Но к Ахматовой бегали сами. А собрал их всех вокруг стола под этой крышей Исаак Михайлович Бахтамов – он был корреспондентом радио, он вывел их к всесоюзному микрофону, отвечая при этом головой за каждый идеологический промах этих "оторванных от жизни" мальчишек и девчонок.

Единственное, что Ицик написал патриотическое, была поэма о Евпатии Коловрате из древнерусской повести, которого, с его отрядом рязанских мстителей, татары приняли за воскресших мертвецов. Ну как тут не размахнуться на что-нибудь "декадентское"... И вот уже Ицик драил пол в казарме военного училища в Ашхабаде, когда по радио стали читать его поэму.

– Ты чо, это сам сочинил? – спросил его ротный старшина.

– Да. А что?

– И чему вас там только учат? Стихи пишешь, а полы мыть не умеешь!

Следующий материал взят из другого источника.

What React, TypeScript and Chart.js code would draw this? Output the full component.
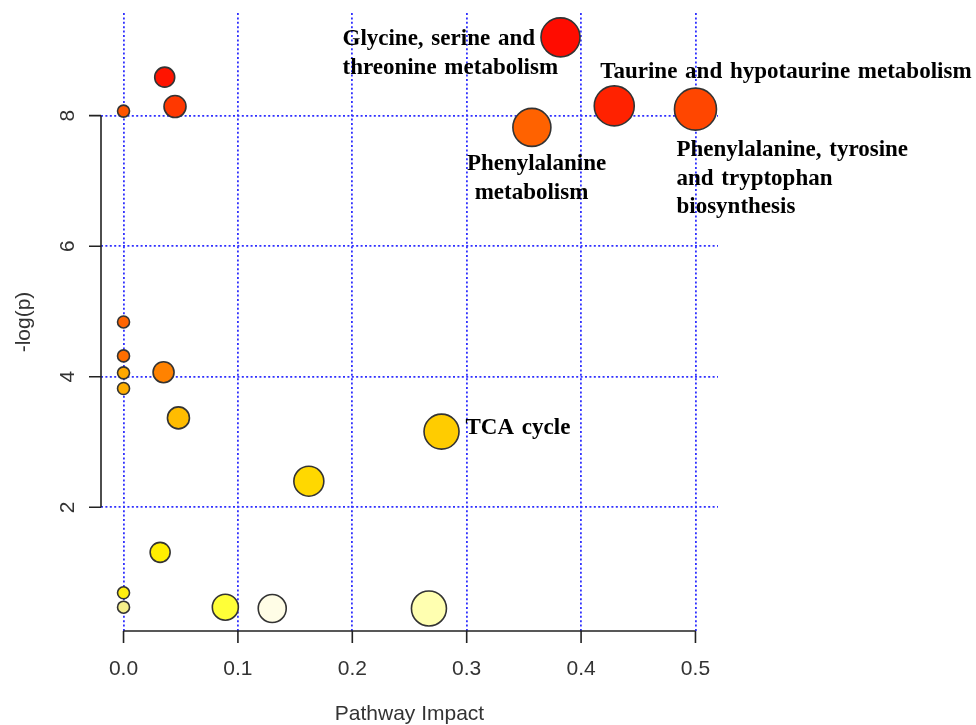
import React, { useEffect, useRef } from "react";
import { Chart, registerables } from "chart.js";

Chart.register(...registerables);

// ---- data ----
const pathwayNames = [
  "Glycine, serine and threonine metabolism",
  "Taurine and hypotaurine metabolism",
  "Phenylalanine, tyrosine and tryptophan biosynthesis",
  "Phenylalanine metabolism",
  "TCA cycle",
  "p6", "p7", "p8", "p9", "p10", "p11", "p12", "p13", "p14",
  "p15", "p16", "p17", "p18", "p19", "p20", "p21",
];
const pathwayImpact = [
  0.382, 0.429, 0.5, 0.357, 0.278, 0.162, 0.267, 0.130, 0.089, 0.032,
  0.0, 0.0, 0.048, 0.035, 0.0, 0.0, 0.0, 0.0, 0.036, 0.045, 0.0,
];
const negLogP = [
  9.2, 8.15, 8.1, 7.82, 3.16, 2.4, 0.45, 0.45, 0.47, 1.31,
  0.69, 0.47, 3.37, 4.07, 4.84, 4.32, 4.06, 3.82, 8.59, 8.14, 8.07,
];
const bubbleRadius = [
  19.5, 20, 21, 19, 17.5, 15, 17.5, 14, 13, 10,
  6, 6, 11, 10.5, 6, 6, 6, 6, 10, 11, 6,
];
const bubbleColors = [
  "#ff0c00", "#ff2200", "#ff4600", "#ff6200", "#ffcc00", "#ffd800", "#ffffb0", "#fffde6", "#ffff38", "#ffee00",
  "#ffee10", "#f5ef8a", "#ffbc00", "#ff8200", "#ff6400", "#ff6e00", "#ffa800", "#ffae00", "#ff1400", "#ff3800", "#ff5400",
];

const xTicks = [0, 0.1, 0.2, 0.3, 0.4, 0.5];
const xTickLabels = ["0.0", "0.1", "0.2", "0.3", "0.4", "0.5"];
const yTicks = [2, 4, 6, 8];
const yTickLabels = ["2", "4", "6", "8"];
const xTitle = "Pathway Impact";
const yTitle = "-log(p)";

// annotated pathways (index into data arrays) and their text lines
const annotations = [
  { index: 0, lines: ["Glycine, serine and", "threonine metabolism"] },
  { index: 1, lines: ["Taurine and hypotaurine metabolism"] },
  { index: 2, lines: ["Phenylalanine, tyrosine", "and tryptophan", "biosynthesis"] },
  { index: 3, lines: ["Phenylalanine", " metabolism"] },
  { index: 4, lines: ["TCA cycle"] },
];
// label placement relative to the bubble centre (pixels)
const annotationOffsets = [
  { dx: -218, dy: 8 },
  { dx: -14, dy: -28 },
  { dx: -19, dy: 47 },
  { dx: -65, dy: 43 },
  { dx: 24, dy: 2 },
];

const GRID_COLOR = "#3030ff";
const AXIS_COLOR = "#222222";
const TEXT_COLOR = "#333333";
const SANS = "'Liberation Sans', Arial, sans-serif";
const SERIF = "'Liberation Serif', 'Times New Roman', serif";

const rAxesPlugin = {
  id: "rAxes",
  afterDraw(chart: any) {
    const { ctx, chartArea } = chart;
    const xs = chart.scales.x;
    const ys = chart.scales.y;
    ctx.save();
    // axis lines (R style)
    ctx.strokeStyle = AXIS_COLOR;
    ctx.lineWidth = 1.6;
    const yb = chartArea.bottom;
    const xl = chartArea.left;
    ctx.beginPath();
    ctx.moveTo(xs.getPixelForValue(xTicks[0]), yb);
    ctx.lineTo(xs.getPixelForValue(xTicks[xTicks.length - 1]), yb);
    xTicks.forEach((v) => {
      const px = xs.getPixelForValue(v);
      ctx.moveTo(px, yb);
      ctx.lineTo(px, yb + 12);
    });
    ctx.moveTo(xl, ys.getPixelForValue(yTicks[0]));
    ctx.lineTo(xl, ys.getPixelForValue(yTicks[yTicks.length - 1]));
    yTicks.forEach((v) => {
      const py = ys.getPixelForValue(v);
      ctx.moveTo(xl, py);
      ctx.lineTo(xl - 12, py);
    });
    ctx.stroke();

    // tick labels
    ctx.fillStyle = TEXT_COLOR;
    ctx.font = `21px ${SANS}`;
    ctx.textAlign = "center";
    ctx.textBaseline = "alphabetic";
    xTicks.forEach((v, i) => {
      ctx.fillText(xTickLabels[i], xs.getPixelForValue(v), yb + 44);
    });
    yTicks.forEach((v, i) => {
      ctx.save();
      ctx.translate(xl - 27, ys.getPixelForValue(v));
      ctx.rotate(-Math.PI / 2);
      ctx.fillText(yTickLabels[i], 0, 0);
      ctx.restore();
    });
    // axis titles
    ctx.fillText(xTitle, (chartArea.left + chartArea.right) / 2, yb + 89);
    ctx.save();
    ctx.translate(xl - 71, (chartArea.top + chartArea.bottom) / 2);
    ctx.rotate(-Math.PI / 2);
    ctx.fillText(yTitle, 0, 0);
    ctx.restore();

    // pathway annotations
    ctx.fillStyle = "#000000";
    ctx.font = `bold 23px ${SERIF}`;
    ctx.textAlign = "left";
    try {
      (ctx as any).wordSpacing = "2px";
    } catch (e) {
      /* ignore */
    }
    annotations.forEach((a, k) => {
      const px = xs.getPixelForValue(pathwayImpact[a.index]);
      const py = ys.getPixelForValue(negLogP[a.index]);
      const off = annotationOffsets[k];
      a.lines.forEach((line, j) => {
        ctx.fillText(line, px + off.dx, py + off.dy + j * 28.5);
      });
    });
    ctx.restore();
  },
};

export default function App() {
  const canvasRef = useRef<HTMLCanvasElement>(null);

  useEffect(() => {
    if (!canvasRef.current) return;
    const data = pathwayImpact.map((x, i) => ({ x, y: negLogP[i], r: bubbleRadius[i] }));
    const chart = new Chart(canvasRef.current, {
      type: "bubble",
      data: {
        labels: pathwayNames,
        datasets: [
          {
            label: "Pathways",
            data,
            backgroundColor: bubbleColors,
            borderColor: "#333333",
            borderWidth: 1.6,
            hoverRadius: 0,
            clip: false,
          } as any,
        ],
      },
      options: {
        animation: false,
        responsive: false,
        devicePixelRatio: 1,
        events: [],
        layout: { autoPadding: false, padding: { left: 101, right: 258, top: 13, bottom: 94 } },
        plugins: {
          legend: { display: false },
          tooltip: { enabled: false },
        },
        scales: {
          x: {
            type: "linear",
            min: -0.0197,
            max: 0.5197,
            afterBuildTicks: (s: any) => {
              s.ticks = xTicks.map((v) => ({ value: v }));
            },
            afterFit: (s: any) => {
              s.height = 0;
            },
            ticks: { display: false },
            title: { display: false },
            grid: { color: GRID_COLOR, lineWidth: 1.8, drawTicks: false },
            border: { display: false, dash: [2, 2.4] },
          },
          y: {
            type: "linear",
            min: 0.105,
            max: 9.573,
            afterBuildTicks: (s: any) => {
              s.ticks = yTicks.map((v) => ({ value: v }));
            },
            afterFit: (s: any) => {
              s.width = 0;
            },
            ticks: { display: false },
            title: { display: false },
            grid: { color: GRID_COLOR, lineWidth: 1.8, drawTicks: false },
            border: { display: false, dash: [2, 2.4] },
          },
        },
      } as any,
      plugins: [rAxesPlugin],
    });
    return () => chart.destroy();
  }, []);

  return (
    <div style={{ position: "fixed", left: 0, top: 0, width: 976, height: 725, background: "#ffffff" }}>
      <canvas ref={canvasRef} width={976} height={725} style={{ display: "block", width: 976, height: 725 }} />
    </div>
  );
}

Но вернемся в Ташкент. У радио громкий голос – и серьезные дяди из Союза советских писателей уж было начали принимать кружковцев Бахтамова за подрастающую, так сказать, смену. Ицика вдруг приглашают (ни за что не поверите!) к советскому графу Толстому...

Анекдот: приходит к Алексею Николаевичу Толстому Маяковский.

В дверях его встречает раззолоченный швейцар:

– Их сиятельство на партийной конфэрэнции!

Ицика товарищ граф лично провел на второй этаж особняка и доверительно объяснил: мол, так получилось, что мы, группа писателей, готовили радиорепортаж в стихах к праздничному торжественному параду с демонстрацией, но так уж случилось, увы, нас всех вызывают в Москву на всеславянскую конференцию (смотри анекдот), а вам, юноши, поручается завершить начатый старшими товарищами труд.

И классик двумя руками передает Ицику стопку машинописных листов в красных сафьяновых "корочках". Ицик, естественно, принимает эстафету и, не задумываясь о последствиях сего деяния, распахивает корочки... И напрасно: граф становится красным, как сеньор Помидор:

– Что вы делаете?

– Хочу посмотреть, что вы там написали.

Волна гнева пробегает по могучей лысине до увешанного волосами затылка:

– Молодой человек, у вас есть пальто?

Не ожидая ответа, классик несет свой живот к вешалке, возвращается с жалким пальтишком Ицика и насмешливо с поклоном подает: дескать, извольте, сударь, выйти вон.